Ryan Singel, a journalist covering tech business, tech policy, civil liberty and privacy issues, who has written at Wired and many other respected publications, posted a comment on this site calling this Google solution “leaky.” He said:
Google Search and Google News are stuck in the past when it comes to these. It’s crawler assumes that paywalled or reg walled content is still going to be in the HTML that Google crawler will see. In other words, it demands leaky bad tech from sites with paywalled or registration required content. It’d be great if it fixed that instead of sending Danny Sullivan out to lecture sites about their markup with directions that don’t work for a smart, modern, non-leaky publishing system.

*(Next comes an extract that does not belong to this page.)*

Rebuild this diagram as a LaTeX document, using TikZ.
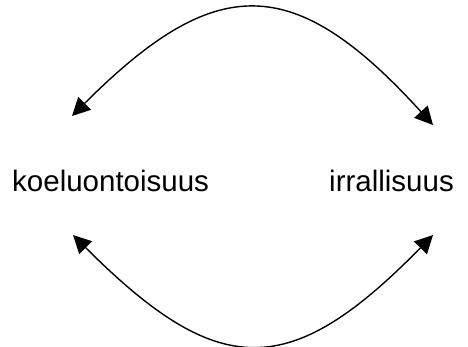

Danny Sullivan, Google’s Search Liaison, then responded to that comment on this blog and on X and on Mastodon saying it is not leaky. Here is Danny’s response from this blog:
Our system is looking to be shown the full content, if a publisher wants to do that. If they do, we understand more about it. If we understand more, then we might be able to show it for more queries where it’s relevant. This doesn’t involve using JS to somehow “hide” the content from people who aren’t our crawler or anything like that.
Basically, you see our crawler, you show us the full content. And only us. And if you’re worried that someone is pretending to be us, then you check our publicly shared IP addresses.
Next, you markup the page so we know what’s paywalled / gated content so that we — and only we are seeing this full content — also know you aren’t trying to cloak us by targeting our crawler specifically. Since only we are seeing this, there’s nothing “leaky” as you are suggesting. Here’s the doc.
Where the “leaky” stuff tends to come in is someone might search with us, then click on the cached copy of a page to see the full thing we saw. And if that’s a concern, our guidance is to block the cached copy — covered in the docs.
I hope that helps explain this more. If I’m missing something, or you have other suggestions, honestly very happy to hear them. I found Outpost and emailed both the info and press addresses, so look for that, happy to continue the conversation.